Fanie, Annie et Clara ont su démontrer qu’autre chose se cache derrière le trouble alimentaire. L’identité d’une personne ne se définit pas seulement par un trouble et la souffrance vécue peut avoir plusieurs visages. Elles ont choisi de ne pas axer leurs récits sur les symptômes, de ne pas nommer le trouble et de ne pas entrer dans des descriptions froides et dénuées de sensibilité. L’important c’était d’abord d’écrire pour elles-mêmes, parfois pour se débarrasser, puis pour partager l’expérience intérieure d’un personnage.
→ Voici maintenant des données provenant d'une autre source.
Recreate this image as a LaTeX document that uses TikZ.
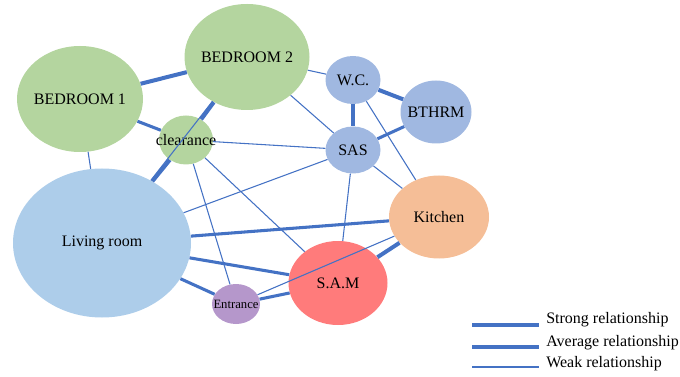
\documentclass[tikz,border=0pt]{standalone}
\usepackage{xcolor}
\usepackage{fontspec}
\setmainfont{Liberation Serif}
\usepackage{tikz}
\usetikzlibrary{shapes.geometric}

\definecolor{roomgreen}{HTML}{B4D59F}
\definecolor{roomblue}{HTML}{A0B8E1}
\definecolor{livblue}{HTML}{ADCDEA}
\definecolor{kitorange}{HTML}{F5BE97}
\definecolor{samred}{HTML}{FF7B7B}
\definecolor{entpurple}{HTML}{B597CB}
\definecolor{linkblue}{HTML}{4472C4}

\begin{document}
\begin{tikzpicture}[x=0.75pt,y=0.75pt,yscale=-1,xscale=1,
  room/.style={ellipse,inner sep=0pt,draw=none},
  strong/.style={draw=linkblue,line width=3pt},
  average/.style={draw=linkblue,line width=2.3pt},
  weak/.style={draw=linkblue,line width=0.8pt},
  every label/.style={font=\fontsize{12}{14}\selectfont,inner sep=0pt}]
\useasboundingbox (0,0) rectangle (680,377);

%Shape: Ellipse [id:bedroom1]
\node[room,fill=roomgreen,minimum width=94.5pt,minimum height=79.5pt,label=center:BEDROOM 1] (bed1) at (80,99) {};
%Shape: Ellipse [id:bedroom2]
\node[room,fill=roomgreen,minimum width=93.75pt,minimum height=79.5pt,label=center:BEDROOM 2] (bed2) at (247,57) {};
%Shape: Ellipse [id:clearance]
\node[room,fill=roomgreen,minimum width=40.5pt,minimum height=36.75pt,label=center:clearance] (clr) at (186,140) {};
%Shape: Ellipse [id:wc]
\node[room,fill=roomblue,minimum width=41.25pt,minimum height=36pt,label=center:W.C.] (wc) at (353,80) {};
%Shape: Ellipse [id:bathroom]
\node[room,fill=roomblue,minimum width=53.25pt,minimum height=47.25pt,label=center:BTHRM] (bth) at (436,112) {};
%Shape: Ellipse [id:sas]
\node[room,fill=roomblue,minimum width=41.25pt,minimum height=35.25pt,label=center:SAS] (sas) at (353,150) {};
%Shape: Ellipse [id:kitchen]
\node[room,fill=kitorange,minimum width=75pt,minimum height=62.25pt,label=center:Kitchen] (kit) at (439,217) {};
%Shape: Ellipse [id:sam]
\node[room,fill=samred,minimum width=74.25pt,minimum height=63pt,label=center:S.A.M] (sam) at (338,283) {};
%Shape: Ellipse [id:living]
\node[room,fill=livblue,minimum width=133.5pt,minimum height=111.75pt,label=center:Living room] (liv) at (102,243) {};
%Shape: Ellipse [id:entrance]
\node[room,fill=entpurple,minimum width=36pt,minimum height=30pt,label={[font=\fontsize{9.5}{11}\selectfont]center:Entrance}] (ent) at (236,304) {};

% Strong links
\draw[strong] (bed1) -- (bed2);
\draw[strong] (clr) -- (bed2);
\draw[strong] (clr) -- (liv);
\draw[strong] (wc) -- (bth);
\draw[strong] (wc) -- (sas);
\draw[strong] (sam) -- (kit);
% Average links
\draw[average] (bed1) -- (clr);
\draw[average] (sas) -- (bth);
\draw[average] (liv) -- (kit);
\draw[average] (liv) -- (sam);
\draw[average] (liv) -- (ent);
\draw[average] (ent) -- (sam);
% Weak links
\draw[weak] (bed1) -- (liv);
\draw[weak] (bed2) -- (wc);
\draw[weak] (bed2) -- (sas);
\draw[weak] (bed2) -- (liv);
\draw[weak] (clr) -- (sas);
\draw[weak] (clr) -- (ent);
\draw[weak] (clr) -- (sam);
\draw[weak] (liv) -- (sas);
\draw[weak] (ent) -- (kit);
\draw[weak] (sas) -- (sam);
\draw[weak] (sas) -- (kit);
\draw[weak] (wc) -- (kit);

% Legend
\coordinate (lgS) at (472,325);
\coordinate (lgA) at (472,347);
\coordinate (lgW) at (472,367);
\node[anchor=west,inner sep=0pt,font=\fontsize{12}{14}\selectfont] (txS) at (546,320) {Strong relationship};
\node[anchor=west,inner sep=0pt,font=\fontsize{12}{14}\selectfont] (txA) at (546,343) {Average relationship};
\node[anchor=west,inner sep=0pt,font=\fontsize{12}{14}\selectfont] (txW) at (546,364) {Weak relationship};
\draw[strong] (lgS) -- ++(67,0);
\draw[average] (lgA) -- ++(67,0);
\draw[weak] (lgW) -- ++(67,0);

\end{tikzpicture}
\end{document}
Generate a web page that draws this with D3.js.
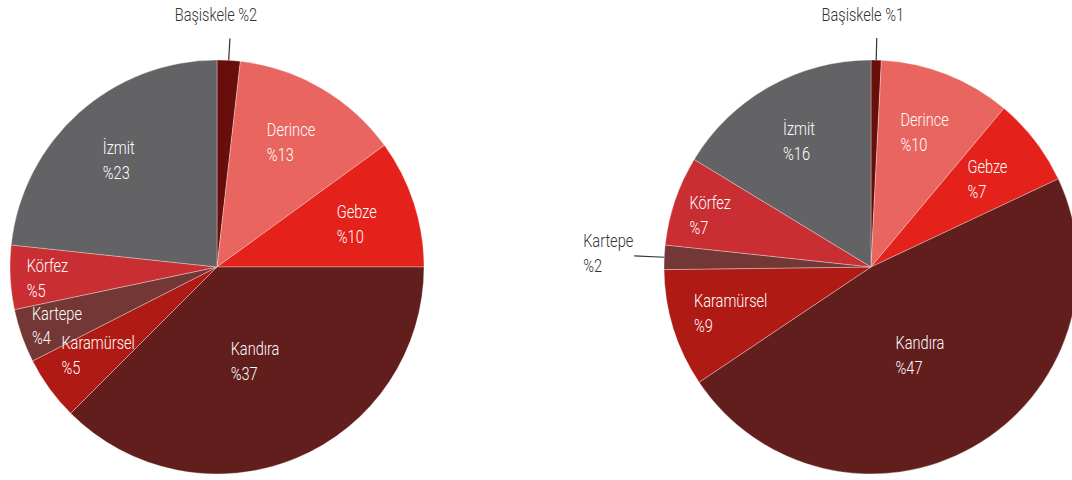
<!DOCTYPE html>
<html>
<head>
<meta charset="utf-8">
<script src="https://cdn.jsdelivr.net/npm/d3@7"></script>
<style>
  body { margin: 0; background: #fff; }
  text { font-family: "Liberation Sans Narrow", "Roboto", sans-serif; font-size: 18px; font-weight: 300; }
</style>
</head>
<body>
<div id="chart"></div>
<script>
// ---------------  DATA  ---------------
const categories = ["Başiskele", "Derince", "Gebze", "Kandıra", "Karamürsel", "Kartepe", "Körfez", "İzmit"];
const leftValues = [1.8, 13.2, 10, 37.5, 5, 4.2, 5, 23.3];
const leftLabels = ["%2", "%13", "%10", "%37", "%5", "%4", "%5", "%23"];
const rightValues = [0.8, 10.3, 6.9, 47.6, 9.2, 1.9, 7.0, 16.3];
const rightLabels = ["%1", "%10", "%7", "%47", "%9", "%2", "%7", "%16"];

// ---------------  SETTINGS  ---------------
const w = 1072, h = 480;
const radius = 207;
const cy = 267;
const squeeze = 0.81; // condensed look for the labels

const color = d3.scaleOrdinal()
  .domain(categories)
  .range(["#680f0c", "#e8665f", "#e4221b", "#611e1d", "#b01a14", "#733835", "#c92e33", "#636366"]);

const svg = d3.select("#chart").append("svg")
  .attr("width", w)
  .attr("height", h);

const pie = d3.pie().sort(null).value(d => d.value);
const arc = d3.arc().innerRadius(0).outerRadius(radius);

// label block; anchor: "middle" or "end" (relative to x)
function label(g, x, y, lines, fill, anchor, dy) {
  const lg = g.append("g").attr("transform", "translate(" + x + "," + y + ") scale(" + squeeze + ",1)");
  const t = lg.append("text").attr("fill", fill);
  lines.forEach((s, i) => t.append("tspan").attr("x", 0).attr("y", dy + i * 25).text(s));
  const tw = t.node().getBBox().width;
  t.selectAll("tspan").attr("x", anchor == "end" ? -tw : -tw / 2);
}

function drawPie(cx, values, labels) {
  const data = categories.map((c, i) => ({ name: c, value: values[i], label: labels[i] }));
  const total = d3.sum(values);
  const g = svg.append("g").attr("transform", "translate(" + cx + "," + cy + ")");

  g.selectAll("path")
    .data(pie(data))
    .enter()
    .append("path")
    .attr("d", arc)
    .attr("fill", d => color(d.data.name))
    .attr("stroke", "#fff")
    .attr("stroke-opacity", 0.45)
    .attr("stroke-width", 0.7);

  pie(data).forEach(d => {
    const frac = d.data.value / total;
    const mid = (d.startAngle + d.endAngle) / 2;
    const sx = Math.sin(mid), sy = -Math.cos(mid);

    if (frac < 0.03) {
      // small slice: leader line + outside label
      const top = Math.abs(sy) > 0.7;
      const len = top ? 22 : 30;
      const x2 = sx * (radius + len), y2 = sy * (radius + len);
      g.append("line")
        .attr("x1", sx * radius).attr("y1", sy * radius)
        .attr("x2", x2).attr("y2", y2)
        .attr("stroke", "#333")
        .attr("stroke-width", 1.2);

      if (top) {
        label(g, x2 - 14, y2 - 17, [d.data.name + " " + d.data.label], "#333", "middle", 0);
      } else {
        label(g, x2 - 1, y2, [d.data.name, d.data.label], "#333", "end", -9);
      }
      return;
    }

    // narrow slices lying on the sides get their labels pushed outwards
    let lr = radius * 0.71;
    if (frac > 0.3) lr = radius * 0.48;
    else if (frac < 0.08 && Math.abs(sx) > 0.9) lr = radius * 0.82;
    label(g, sx * lr, sy * lr, [d.data.name, d.data.label], "#fff", "middle", -4);
  });
}

drawPie(217, leftValues, leftLabels);
drawPie(871, rightValues, rightLabels);
</script>
</body>
</html>
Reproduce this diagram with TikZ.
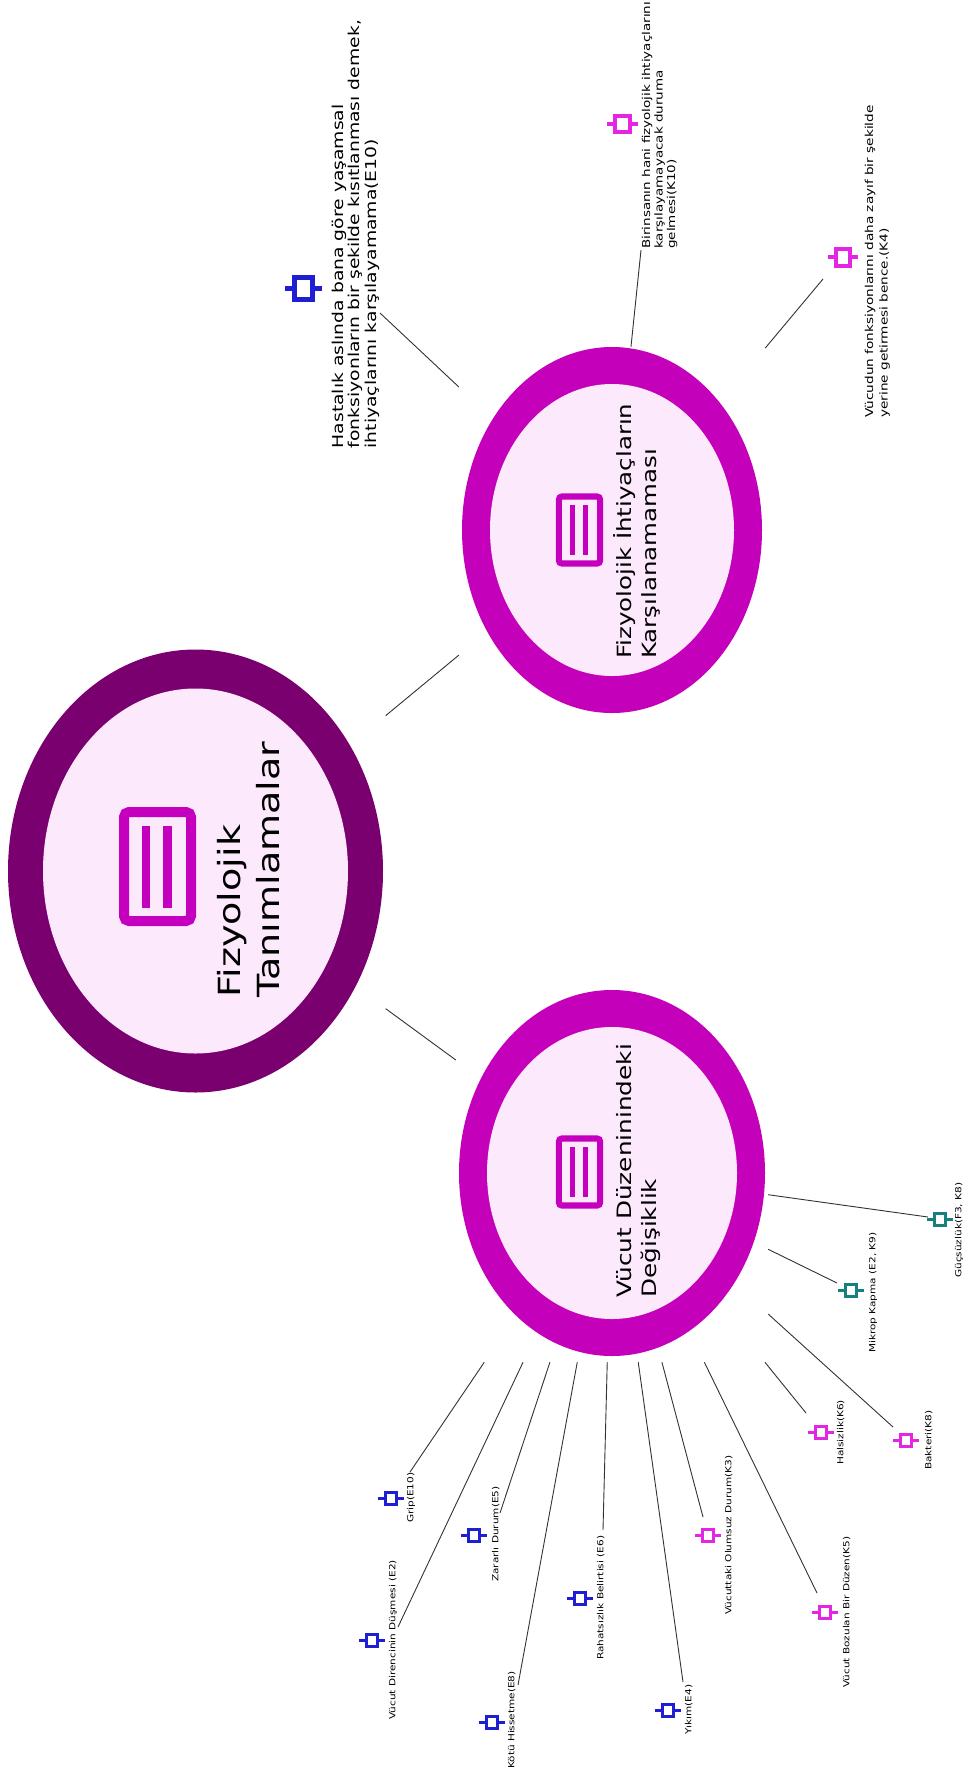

Les auteures ont aussi voulu déconstruire l’archétype de l’anorexique ballerine blanche, riche, et première de classe qui réussit dans tout. Cette image de contrôle est souvent glorifiée et valorisée, alors qu’elle n’existe à peu près nulle part. Les auteurs cherchent à abattre ce faux visage dans lequel elles ne se sont jamais reconnues. Elles ont également relevé la propension sociale à ne parler que de l’anorexie alors que la grande majorité des gens qui souffrent de trouble alimentaire passent par une phase de boulimie.
Les auteures ont soulevé un point important : si l’auteur était un homme et que le protagoniste souffrait de dépression dans le roman, il ne serait pas ausculté en profondeur comme une femme. Après la parution de leur roman, elles ont ressenti cette curiosité un peu malsaine des médias par rapport à leur vécu personnel. Annie Loiselle soutient d’ailleurs que « l’auteure » n’est pas la « narratrice » et que cela devrait être mieux enseigné en milieu scolaire. Par exemple, le lectorat pense, à tort, que tout ce qui est rapporté fait référence au vécu de l’auteure. Pourquoi jugeons-nous les auteures plutôt que l’œuvre? Clara B.-Turcotte, soulève aussi la pression totalement injuste pour les personnages féminins d’être sympathiques et gentilles.
Les réflexions sur la littérature, le féminisme et la santé mentale continuent d'évoluer et c'est tant mieux! Je vous conseille vivement de lire les œuvres de ces trois auteures fascinantes (si ce n'est pas déjà fait).
Bonne lecture!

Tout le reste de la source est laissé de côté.